## Start

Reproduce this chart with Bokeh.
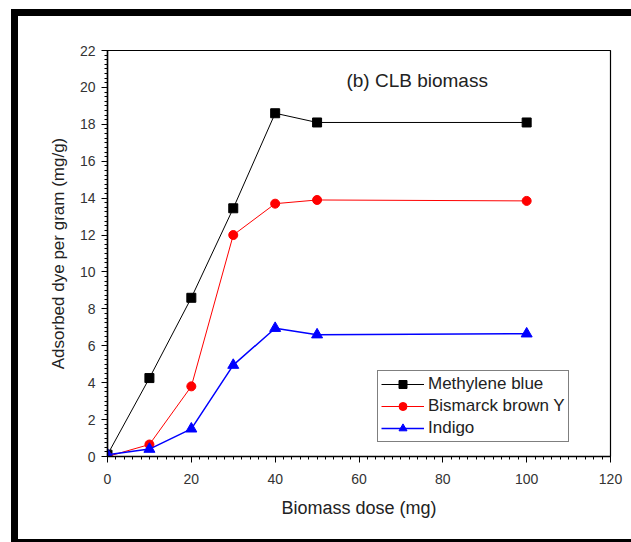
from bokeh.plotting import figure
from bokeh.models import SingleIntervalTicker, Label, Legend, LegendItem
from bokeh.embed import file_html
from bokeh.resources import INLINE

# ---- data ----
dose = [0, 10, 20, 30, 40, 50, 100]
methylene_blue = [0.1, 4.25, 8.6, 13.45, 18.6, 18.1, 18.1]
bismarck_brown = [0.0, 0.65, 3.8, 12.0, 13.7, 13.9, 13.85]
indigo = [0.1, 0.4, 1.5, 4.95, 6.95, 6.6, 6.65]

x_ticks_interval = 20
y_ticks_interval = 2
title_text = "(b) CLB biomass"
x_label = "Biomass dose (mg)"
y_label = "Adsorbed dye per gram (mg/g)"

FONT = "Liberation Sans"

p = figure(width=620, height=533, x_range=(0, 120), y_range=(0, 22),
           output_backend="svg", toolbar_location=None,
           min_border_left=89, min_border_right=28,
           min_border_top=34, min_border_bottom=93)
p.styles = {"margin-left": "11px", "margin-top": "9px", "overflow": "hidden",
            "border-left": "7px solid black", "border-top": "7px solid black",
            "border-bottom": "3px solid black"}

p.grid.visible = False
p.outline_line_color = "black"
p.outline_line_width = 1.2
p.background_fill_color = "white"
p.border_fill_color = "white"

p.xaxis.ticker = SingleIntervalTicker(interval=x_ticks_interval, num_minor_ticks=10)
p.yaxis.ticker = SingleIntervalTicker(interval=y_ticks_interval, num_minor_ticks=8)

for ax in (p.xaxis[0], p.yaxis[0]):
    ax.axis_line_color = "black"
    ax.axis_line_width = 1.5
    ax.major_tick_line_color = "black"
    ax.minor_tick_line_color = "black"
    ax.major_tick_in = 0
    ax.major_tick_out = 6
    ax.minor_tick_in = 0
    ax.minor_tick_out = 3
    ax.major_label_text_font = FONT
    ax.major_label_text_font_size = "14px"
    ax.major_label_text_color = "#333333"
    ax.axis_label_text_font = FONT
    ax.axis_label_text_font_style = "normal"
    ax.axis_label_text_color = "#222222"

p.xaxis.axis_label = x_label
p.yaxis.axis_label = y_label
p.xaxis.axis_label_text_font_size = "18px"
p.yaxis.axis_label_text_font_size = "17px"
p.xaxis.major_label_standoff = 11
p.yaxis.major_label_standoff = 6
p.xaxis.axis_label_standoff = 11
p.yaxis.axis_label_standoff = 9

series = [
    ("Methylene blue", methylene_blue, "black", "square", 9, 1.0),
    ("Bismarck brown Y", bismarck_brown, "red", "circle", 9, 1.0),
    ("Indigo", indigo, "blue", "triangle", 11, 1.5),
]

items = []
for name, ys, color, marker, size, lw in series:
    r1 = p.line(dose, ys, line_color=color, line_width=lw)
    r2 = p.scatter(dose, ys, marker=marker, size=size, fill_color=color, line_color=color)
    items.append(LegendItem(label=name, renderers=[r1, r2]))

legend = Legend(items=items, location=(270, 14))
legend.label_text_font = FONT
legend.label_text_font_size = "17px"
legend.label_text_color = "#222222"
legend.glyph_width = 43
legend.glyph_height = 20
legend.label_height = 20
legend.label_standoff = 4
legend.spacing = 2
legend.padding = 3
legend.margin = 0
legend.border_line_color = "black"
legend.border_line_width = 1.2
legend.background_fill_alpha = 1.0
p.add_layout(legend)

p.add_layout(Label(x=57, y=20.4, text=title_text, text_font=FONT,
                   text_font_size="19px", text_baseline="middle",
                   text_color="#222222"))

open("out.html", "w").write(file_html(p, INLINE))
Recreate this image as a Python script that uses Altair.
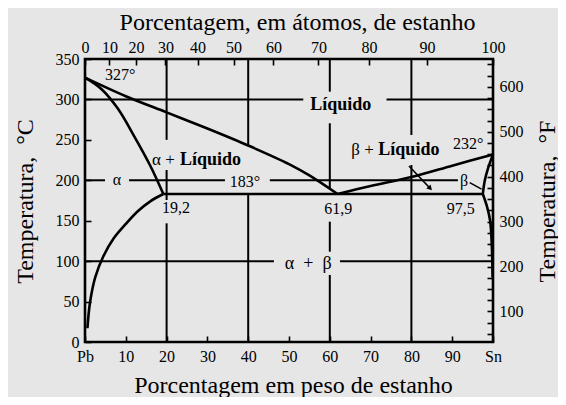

## End

Exercise aim: Copy every record above exactly as written, but leave out the pictures.

Reply to the exercise:
Reproduce this chart with Bokeh.
from bokeh.plotting import figure
from bokeh.models import SingleIntervalTicker, Label, Legend, LegendItem
from bokeh.embed import file_html
from bokeh.resources import INLINE

# ---- data ----
dose = [0, 10, 20, 30, 40, 50, 100]
methylene_blue = [0.1, 4.25, 8.6, 13.45, 18.6, 18.1, 18.1]
bismarck_brown = [0.0, 0.65, 3.8, 12.0, 13.7, 13.9, 13.85]
indigo = [0.1, 0.4, 1.5, 4.95, 6.95, 6.6, 6.65]

x_ticks_interval = 20
y_ticks_interval = 2
title_text = "(b) CLB biomass"
x_label = "Biomass dose (mg)"
y_label = "Adsorbed dye per gram (mg/g)"

FONT = "Liberation Sans"

p = figure(width=620, height=533, x_range=(0, 120), y_range=(0, 22),
           output_backend="svg", toolbar_location=None,
           min_border_left=89, min_border_right=28,
           min_border_top=34, min_border_bottom=93)
p.styles = {"margin-left": "11px", "margin-top": "9px", "overflow": "hidden",
            "border-left": "7px solid black", "border-top": "7px solid black",
            "border-bottom": "3px solid black"}

p.grid.visible = False
p.outline_line_color = "black"
p.outline_line_width = 1.2
p.background_fill_color = "white"
p.border_fill_color = "white"

p.xaxis.ticker = SingleIntervalTicker(interval=x_ticks_interval, num_minor_ticks=10)
p.yaxis.ticker = SingleIntervalTicker(interval=y_ticks_interval, num_minor_ticks=8)

for ax in (p.xaxis[0], p.yaxis[0]):
    ax.axis_line_color = "black"
    ax.axis_line_width = 1.5
    ax.major_tick_line_color = "black"
    ax.minor_tick_line_color = "black"
    ax.major_tick_in = 0
    ax.major_tick_out = 6
    ax.minor_tick_in = 0
    ax.minor_tick_out = 3
    ax.major_label_text_font = FONT
    ax.major_label_text_font_size = "14px"
    ax.major_label_text_color = "#333333"
    ax.axis_label_text_font = FONT
    ax.axis_label_text_font_style = "normal"
    ax.axis_label_text_color = "#222222"

p.xaxis.axis_label = x_label
p.yaxis.axis_label = y_label
p.xaxis.axis_label_text_font_size = "18px"
p.yaxis.axis_label_text_font_size = "17px"
p.xaxis.major_label_standoff = 11
p.yaxis.major_label_standoff = 6
p.xaxis.axis_label_standoff = 11
p.yaxis.axis_label_standoff = 9

series = [
    ("Methylene blue", methylene_blue, "black", "square", 9, 1.0),
    ("Bismarck brown Y", bismarck_brown, "red", "circle", 9, 1.0),
    ("Indigo", indigo, "blue", "triangle", 11, 1.5),
]

items = []
for name, ys, color, marker, size, lw in series:
    r1 = p.line(dose, ys, line_color=color, line_width=lw)
    r2 = p.scatter(dose, ys, marker=marker, size=size, fill_color=color, line_color=color)
    items.append(LegendItem(label=name, renderers=[r1, r2]))

legend = Legend(items=items, location=(270, 14))
legend.label_text_font = FONT
legend.label_text_font_size = "17px"
legend.label_text_color = "#222222"
legend.glyph_width = 43
legend.glyph_height = 20
legend.label_height = 20
legend.label_standoff = 4
legend.spacing = 2
legend.padding = 3
legend.margin = 0
legend.border_line_color = "black"
legend.border_line_width = 1.2
legend.background_fill_alpha = 1.0
p.add_layout(legend)

p.add_layout(Label(x=57, y=20.4, text=title_text, text_font=FONT,
                   text_font_size="19px", text_baseline="middle",
                   text_color="#222222"))

open("out.html", "w").write(file_html(p, INLINE))
Recreate this image as a Python script that uses Altair.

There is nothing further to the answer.